THÉATRE DE L'OPÉRA COMIQUE.

L’Habit du chevalier de Grammont.

Le titre désigne assez le trait que l’auteur a emprunté de M. Hamilton; mais dans les mémoires, cet habit magnifique, si impatiemment attendu pour le bal de Londres, cet habit que Thermes dit avoir perdu dans les sables mouvans de Calais, cet habit, à quelque temps delà retrouvé d'une manière si plaisante, à Abbeville, sur le dos d'un gentillâtre nouvellement marié, donne lieu à deux actions qu'Hamilton a pu séparer dans son récit, mais que l'auteur de la pièce nouvelle, le C. Saint-Victor, n'a pu réunir dans son ouvrage.

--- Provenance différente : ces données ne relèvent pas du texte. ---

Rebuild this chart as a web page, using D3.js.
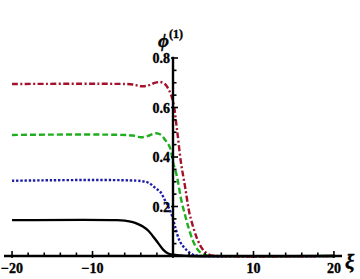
<!DOCTYPE html>
<html>
<head>
<meta charset="utf-8">
<script src="https://cdn.jsdelivr.net/npm/d3@7"></script>
<style>
  body { margin: 0; background: #fff; }
  text { font-family: "Liberation Serif", "DejaVu Serif", serif; font-weight: bold; stroke: #000; stroke-width: 0.35px; }
</style>
</head>
<body>
<div id="chart"></div>
<script>
// curves: xi and phi values
var redXi   = [-20, -6, -5, -4, -3.2, -2.4, -1.6, -1.0, -0.5, 0, 0.5, 1.0, 1.5, 2.0, 2.5, 3.0, 3.5, 4.0, 4.6, 5.5, 20];
var redPhi  = [0.695, 0.695, 0.693, 0.686, 0.688, 0.698, 0.703, 0.695, 0.67, 0.625, 0.51, 0.375, 0.28, 0.18, 0.118, 0.07, 0.036, 0.016, 0.004, 0, 0];

var greenXi  = [-20, -5, -4, -3.2, -2.2, -1.5, -1.0, -0.4, 0, 0.5, 1.0, 1.5, 1.9, 2.5, 3.1, 3.6, 4.2, 5, 20];
var greenPhi = [0.489, 0.487, 0.48, 0.484, 0.496, 0.49, 0.47, 0.44, 0.38, 0.32, 0.23, 0.165, 0.118, 0.06, 0.024, 0.01, 0.002, 0, 0];

var blueXi  = [-20, -4, -3, -2.2, -1.6, -1.0, -0.4, 0, 0.25, 0.87, 1.7, 2.5, 3.5, 20];
var bluePhi = [0.304, 0.303, 0.295, 0.275, 0.26, 0.225, 0.186, 0.15, 0.12, 0.058, 0.024, 0.005, 0, 0];

var blackXi  = [-20, -7, -6, -5, -4.3, -3.7, -3, -2.45, -1.8, -1.2, -0.6, 0, 1, 2, 20];
var blackPhi = [0.145, 0.145, 0.143, 0.137, 0.128, 0.118, 0.1, 0.078, 0.05, 0.025, 0.01, 0.005, 0.002, 0, 0];

var xTicks = [-20, -10, 10, 20];
var yTicks = [0.2, 0.4, 0.6, 0.8];

var width = 360, height = 279;

var svg = d3.select("#chart").append("svg")
  .attr("width", width)
  .attr("height", height);

var x = d3.scaleLinear().domain([-21, 21]).range([4, 342]);
var y = d3.scaleLinear().domain([0, 0.8]).range([256, 58]);

function zip(xs, ys) {
  return xs.map(function(d, i) { return [d, ys[i]]; });
}

var line = d3.line()
  .x(function(d) { return x(d[0]); })
  .y(function(d) { return y(d[1]); })
  .curve(d3.curveCatmullRom);

var series = [
  {data: zip(blackXi, blackPhi), color: "#000000", dash: null},
  {data: zip(blueXi, bluePhi), color: "#1c1ca6", dash: "2.4,1.8"},
  {data: zip(greenXi, greenPhi), color: "#1fae1f", dash: "6,3"},
  {data: zip(redXi, redPhi), color: "#a3112b", dash: "6,2.4,2,2.4"}
];

series.forEach(function(s) {
  svg.append("path")
    .datum(s.data)
    .attr("d", line)
    .attr("fill", "none")
    .attr("stroke", s.color)
    .attr("stroke-width", 2.4)
    .attr("stroke-dasharray", s.dash);
});

// x axis with minor ticks, ticks point up
var xAxis = svg.append("g");
xAxis.append("line")
  .attr("x1", x(-21)).attr("x2", x(21))
  .attr("y1", y(0)).attr("y2", y(0))
  .attr("stroke", "#000").attr("stroke-width", 2.4);

d3.range(-20, 21, 2).forEach(function(v) {
  var major = v % 10 === 0;
  xAxis.append("line")
    .attr("x1", x(v)).attr("x2", x(v))
    .attr("y1", y(0) + (major ? 2 : 0)).attr("y2", y(0) - (major ? 5 : 3.5))
    .attr("stroke", "#000").attr("stroke-width", 1.6);
});

xAxis.selectAll("text.tick")
  .data(xTicks)
  .enter().append("text")
  .attr("x", function(d) { return x(d); })
  .attr("y", 273)
  .attr("text-anchor", "middle")
  .style("font-size", "14px")
  .text(function(d) { return d < 0 ? "\u2212" + Math.abs(d) : d; });

// y axis, ticks point right
var yAxis = svg.append("g");
yAxis.append("line")
  .attr("x1", x(0)).attr("x2", x(0))
  .attr("y1", y(0)).attr("y2", y(0.805))
  .attr("stroke", "#000").attr("stroke-width", 2.4);

d3.range(1, 17).forEach(function(i) {
  var v = i * 0.05;
  var major = i % 4 === 0;
  yAxis.append("line")
    .attr("x1", x(0) - (major ? 2 : 0)).attr("x2", x(0) + (major ? 5 : 3.5))
    .attr("y1", y(v)).attr("y2", y(v))
    .attr("stroke", "#000").attr("stroke-width", 1.6);
});

yAxis.selectAll("text.tick")
  .data(yTicks)
  .enter().append("text")
  .attr("x", x(0) - 3)
  .attr("y", function(d) { return y(d) + 5; })
  .attr("text-anchor", "end")
  .style("font-size", "14px")
  .text(function(d) { return d3.format(".1f")(d); });

// axis labels
var phi = svg.append("text")
  .attr("x", 158)
  .attr("y", 47)
  .style("font-size", "19px")
  .style("font-style", "italic");
phi.append("tspan").text("\u03d5");
phi.append("tspan")
  .attr("dy", -9)
  .style("font-size", "12px")
  .style("font-style", "normal")
  .text("(1)");

svg.append("text")
  .attr("x", 345)
  .attr("y", 269)
  .style("font-size", "21px")
  .style("font-style", "italic")
  .text("\u03be");
</script>
</body>
</html>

L'un de ces traits étoit cependant indispensable pour que l'autre parût piquant. Que nous importe, en effet, que le chevalier de Grammont retrouve ou ne retrouve pas son habit, si nous n'avons pas été les témoins de la circonstance où il en avoit besoin, si nous n'avons pas vu les mouvemens de son extrême impatience, si nous n'avons pas entendu terminer son plaisant récit au roi par ces mots : « Sire, j'aurois infailliblement tué Thermes, si je n'avois craint de faire attendre mademoiselle Hamilton ? »

L'aventure d’Abbevìlle perd beaucoup de son intérêt, si l'on n'a été en quelque sorte témoin de celle de Londres, & l'auteur n'a pu trouver ou n'a pas imaginé le moyen de les faire succéder l’une à l'autre. Il a borné son action à l'ouverture de l'auberge d'Abbeville, en lui liant une petite intrigue subalterne qui divise l'intérêt, fait jouer au principal personnage un rôle très-mesquin, & ne donne lieu qu'à une scène que l'on trouve presque mot à mot dans Goldoni.

La musique de ce petit ouvrage est du C. Eler, compositeur sur le mérite duquel il n'y a qu'une opinion, mais dont les productions sont peu nombreuses. Elle est simple, légère, agréable, il y a du chant & quelques motifs heureux : rien de très saillant.